I want to know if a solar cell exposed to high irradiance (perhaps artificial light) of say 1500 w/m2 would suffer reduced QE.
For the sake of the question lets assume the solar cell is in an artifical environment which is cooled to prevent temp induced voltage/ current effects.
I am familiar with photochemistry and solar cells.
External quantum efficiency (EQE) is the ratio of electrons out to photons in. It is wavelength dependant. For most solar cell technologies and illumination levels the quantum efficiency is assumed to be independent of illumination.
A lot of factor go in to determining the EQE of a solar cell, the dominant contribution is from the materials used and device structure. Two crucial parameters for solar cells are the absorption coefficient and minority carrier diffusion length. These directly influence the EQE. If these processes are dependent on illumination intensity then the EQE will change.
For solar intensities, absorption can be assumed to be a constant. Although under extreme illumination levels (using lasers) photo-filling can reduce the absorption coefficient because of reduction in available occupied states in the valence band and unoccupied states in the balance band. This is not really relevant to solar cells under normal operating conditions.

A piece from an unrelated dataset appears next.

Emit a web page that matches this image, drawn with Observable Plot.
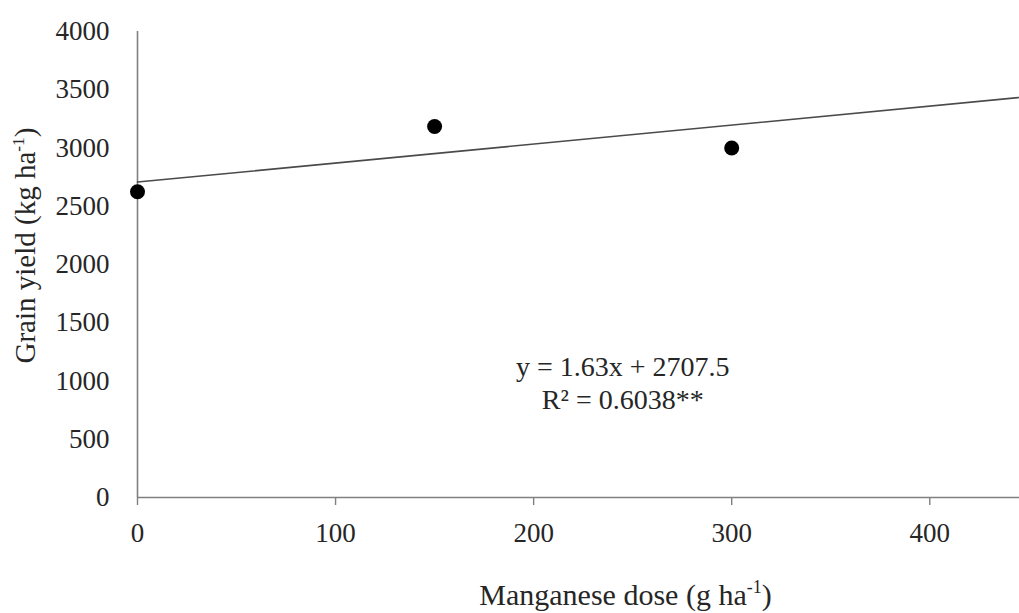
<!DOCTYPE html>
<html><head><meta charset="utf-8">
<script src="https://cdn.jsdelivr.net/npm/d3@7"></script>
<script src="https://cdn.jsdelivr.net/npm/@observablehq/plot@0.6"></script>
<style>html,body{margin:0;padding:0;background:#fff;overflow:hidden}svg{overflow:hidden}</style>
</head><body><div id="chart"></div>
<script>
// Observed means
const doses = [0, 150, 300];
const yields = [2625, 3185, 3000];
// Fitted line y = 1.63x + 2707.5, endpoints
const trendDoses = [0, 445];
const trendYields = [2707.5, 3433];
// Axes
const xTicks = [0, 100, 200, 300, 400];
const yTicks = [0, 500, 1000, 1500, 2000, 2500, 3000, 3500, 4000];
const xDomain = [0, 445.3];
const yDomain = [0, 4000];
// Texts
const xTitle = "Manganese dose (g ha⁻¹)";
const yTitle = "Grain yield (kg ha⁻¹)";
const equationText = "y = 1.63x + 2707.5\nR² = 0.6038**";
const equationPos = {x: 245, y: 990};

const points = doses.map((d, i) => ({dose: d, yield: yields[i]}));
const trend = trendDoses.map((d, i) => ({dose: d, yield: trendYields[i]}));

const axisColor = "#808080";
const textColor = "#262626";

const chart = Plot.plot({
  width: 1019,
  height: 613,
  marginLeft: 137,
  marginRight: 0,
  marginTop: 31,
  marginBottom: 116,
  style: {fontFamily: "'Liberation Serif', 'Times New Roman', serif", color: textColor, background: "#fff"},
  x: {domain: xDomain},
  y: {domain: yDomain},
  marks: [
    Plot.ruleY([0], {stroke: axisColor, strokeWidth: 1.6}),
    Plot.ruleX([0], {stroke: axisColor, strokeWidth: 1.6}),
    Plot.axisX({ticks: xTicks, tickFormat: d3.format("d"), tickSize: 8, tickPadding: 17, fontSize: 27, label: null, stroke: axisColor, strokeWidth: 1.4, fill: textColor}),
    Plot.axisY({ticks: yTicks, tickFormat: d3.format("d"), tickSize: 0, tickPadding: 28, fontSize: 27, label: null, fill: textColor}),
    Plot.line(trend, {x: "dose", y: "yield", stroke: "#4a4a4a", strokeWidth: 1.6}),
    Plot.dot(points, {x: "dose", y: "yield", r: 7.5, fill: "#000", stroke: "none"}),
    Plot.text([equationText], {x: () => equationPos.x, y: () => equationPos.y, text: d => d, fontSize: 28, lineHeight: 1.18, lineAnchor: "middle", textAnchor: "middle", fill: textColor}),
    Plot.text([xTitle], {frameAnchor: "bottom", text: d => d, dx: 47, dy: 107, lineAnchor: "bottom", textAnchor: "middle", fontSize: 30, fill: textColor}),
    Plot.text([yTitle], {frameAnchor: "left", text: d => d, rotate: -90, dx: -112, dy: -19, lineAnchor: "middle", textAnchor: "middle", fontSize: 29, fill: textColor})
  ]
});
document.getElementById("chart").appendChild(chart);

// Render "⁻¹" as a real superscript "-1"
chart.querySelectorAll("text").forEach(t => {
  const s = t.textContent;
  if (!s.includes("⁻¹") || t.children.length) return;
  const fs = parseFloat(getComputedStyle(t).fontSize) || 28;
  const [before, after] = s.split("⁻¹");
  t.textContent = "";
  t.appendChild(document.createTextNode(before));
  const sup = document.createElementNS("http://www.w3.org/2000/svg", "tspan");
  sup.setAttribute("dy", -0.38 * fs);
  sup.setAttribute("font-size", 0.6 * fs);
  sup.textContent = "-1";
  t.appendChild(sup);
  const rest = document.createElementNS("http://www.w3.org/2000/svg", "tspan");
  rest.setAttribute("dy", 0.38 * fs);
  rest.textContent = after;
  t.appendChild(rest);
});
</script>
</body></html>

If the minority carrier diffusion length changes, so too will the EQE. Moreover, if recombination rate increases then EQE will decrease. Again, this does not really happen at solar intensities. However, under concentrated solar light, around 300 suns Auger recombination begins to limit the performance of Silicon solar cells.
So to first approximation, EQE can be considered independent of illumination level, for most solar cell technologies and operation conditions. Although it does have a weak dependence because it is linked to recommendation rate of minority carriers in the device and that can have a dependency on illumination level.